Case $4: 3$ people stand

There are $8$ choices for the first person. This rules out the person standing and their two neighbors, leaving $5$ people to choose from.

There are $\binom{5}{2} = 10$ ways to choose the other $2$ people, but $4$ of these pairs involve adjacent people standing.

Therefore, there are a total of $8 \cdot 6 = 48$ arrangements for this case. Note, however, that we have divide by $3$ since we overcounted which person we choose first.

This case only has $48 \div 3 = 16$ configurations then.

Case $5: 4$ people stand

There are only $2$ choices depending on which half of the people stand up.

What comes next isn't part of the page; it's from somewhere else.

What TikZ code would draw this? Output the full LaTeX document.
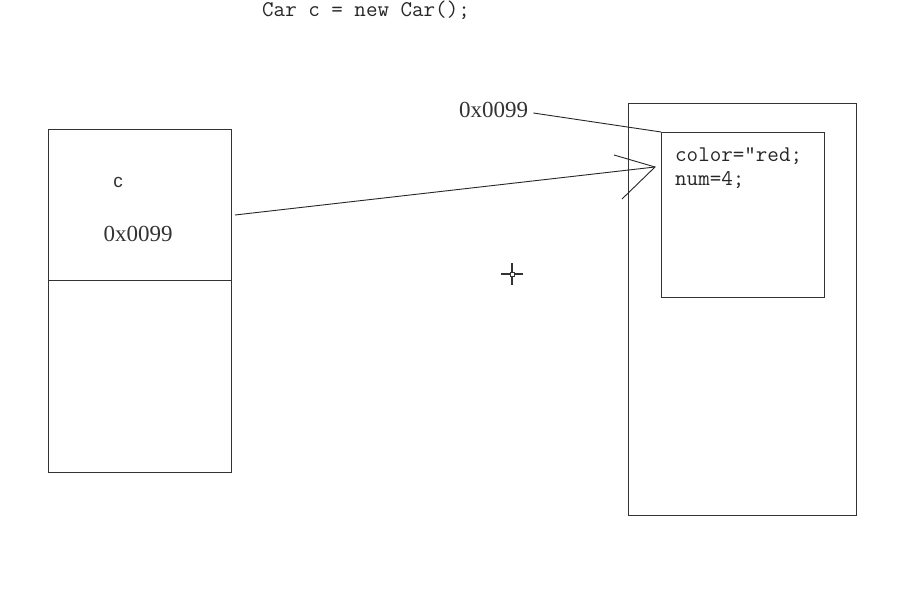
\documentclass[tikz,border=0pt]{standalone}
\usepackage{fontspec}
\setmainfont{Liberation Serif}
\newfontfamily\sansf{Liberation Sans}
\begin{document}
\begin{tikzpicture}[x=1pt,y=-1pt,
  box/.style={draw=black!80,line width=1pt},
  ln/.style={draw=black!85,line width=0.9pt},
  code/.style={font=\fontsize{22.4}{24}\selectfont\ttfamily,text=black!85,inner sep=0pt},
  addr/.style={font=\fontsize{23}{25}\selectfont,text=black!80,inner sep=0pt}]
\useasboundingbox (0,0) rectangle (918,602);
\node[code,anchor=west] (title) at (262,10) {Car c = new Car();};
% left stack box
\draw[box] (48,129) rectangle (231,472);
\coordinate (divl) at (48,280);
\coordinate (divr) at (231,280);
\draw[box] (divl) -- (divr);
\node[font=\fontsize{19}{21}\selectfont\sansf,text=black!80,inner sep=0pt] (cvar) at (118,182) {c};
\node[addr] (addrL) at (138,234) {0x0099};
% right heap box
\draw[box] (628,103) rectangle (856,515);
\node[box,minimum width=163pt,minimum height=165pt,anchor=north west,inner sep=0pt] (obj) at (661,132) {};
\node[code,anchor=north west,align=left] (fields) at (675,147) {color=”red;\\num=4;};
\node[addr,anchor=west] (addrR) at (459,110) {0x0099};
\draw[ln] (addrR.east) ++(5,3) -- (obj.north west);
% arrow
\coordinate (from) at (235,215);
\coordinate (tip) at (655,167);
\coordinate (h1) at (614,155);
\coordinate (h2) at (622,199);
\draw[ln] (from) -- (tip);
\draw[ln] (h1) -- (tip) -- (h2);
% cursor
\coordinate (cur) at (512,274);
\draw[black!80,line width=1.2pt] (cur) ++(-11,0) -- ++(22,0);
\draw[black!80,line width=1.2pt] (cur) ++(0,-11) -- ++(0,22);
\draw[black!80,line width=0.8pt,fill=white] (cur) ++(-2,-2) rectangle ++(4,4);
\end{tikzpicture}
\end{document}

These cases together contribute $$1 + 8 + 20 + 16 + 2 = 47$$ configurations. There are $2^8 = 256$ possibilities for the coin flips, which makes the desired probability $\dfrac{47}{256}.$

Thus, A is the correct answer.

Solution:

Let the zeroes be $r$ and $s.$ Using Vieta's formulas, we have that $a = r + s$ and $2a = rs.$

Then we get that $$rs = 2(r + s),$$ which rearranges to $$rs - 2r - 2s = 0$$ $$rs - 2r - 2s + 4 = 4$$ $$(r - 2)(s - 2) = 4.$$

The only possible pairs $(r - 2, s - 2)$ that work are $$(1, 4), (-1, -4), (4, 1), (-4, -1),$$ $$(2, 2), (-2, -2).$$ For any of these pairs, we have that $$a = r - 2 + s - 2 + 4.$$ We want all the such unique values of $a.$ We get that they are $$-1, 0, 8, 9.$$ The sum of these values is $-1 + 8 + 9 = 16.$

Thus, C is the correct answer.

Solution:

Drop the altitude from $A$ down to $\overline{CD}.$ Then we have that $$(y - 2)^2 + x^2 = y^2,$$ which simplifies to $$x^2 = 4(y - 1).$$ Since $x$ and $y$ are both integers, we have that $y$ must be one more than a perfect square.

We know that $$p = 2 + 2y + 2\sqrt{y - 1}.$$

We have that $p \lt 2015.$ Guessing and checking tells us that $y = 31^2 + !$ is the max value, whereas $y = 1^1 + 1$ is the minimum value.

This means that there are $31$ values of $y$ for which all the problem constraints are satisfied.

Thus, B is the correct answer.

Solution:

Fix one of the points. Then the probability the other point is on the same side is $\dfrac{1}{4}.$

The probability that the other point is on an adjacent side is $\dfrac{1}{2}$ and $\dfrac{1}{4}$ for the opposite side.

Case $1:$ the other point is one the same side

Let the two points be $a$ and $b.$ If we view them as points in the unit square, then we see that the area such that $$|a - b| \gt \dfrac{1}{2}$$ forms a triangle with area $$\left(\dfrac{1}{2}\right)^2 = \dfrac{1}{4}.$$

Case $2:$ the points are on adjacent sides

WLOG, let the two points be on the bottom and left sides. Then the two points are $(0, a)$ and $(b, 0).$

The distance between the two points is $\sqrt{a^2 + b^2}.$ We want this to be greater than $\dfrac{1}{2}.$

When graphed as above, we get that the points fill out the unit square except for a quarter circle of radius $\dfrac{1}{2}.$

This means that the probability that the distance is greater than $\dfrac{1}{2}$ is $$1 - \dfrac{1}{4} \cdot \pi \cdot \dfrac{1}{2}^2 = 1 - \dfrac{\pi}{16}.$$

Case $3:$ the points are on opposite sides

The length will always be greater than $\dfrac{1}{2},$ which means that the probability is $1.$

The total probability is therefore $$\dfrac{1}{4} \cdot \dfrac{1}{4} + \dfrac{1}{2} \cdot \left(1 - \dfrac{\pi}{16}\right) + \dfrac{1}{4} \cdot 1$$ $$= \dfrac{26 - \pi}{32}.$$ The desired sum is $$26 + 1 + 32 = 59.$$ Thus, A is the correct answer.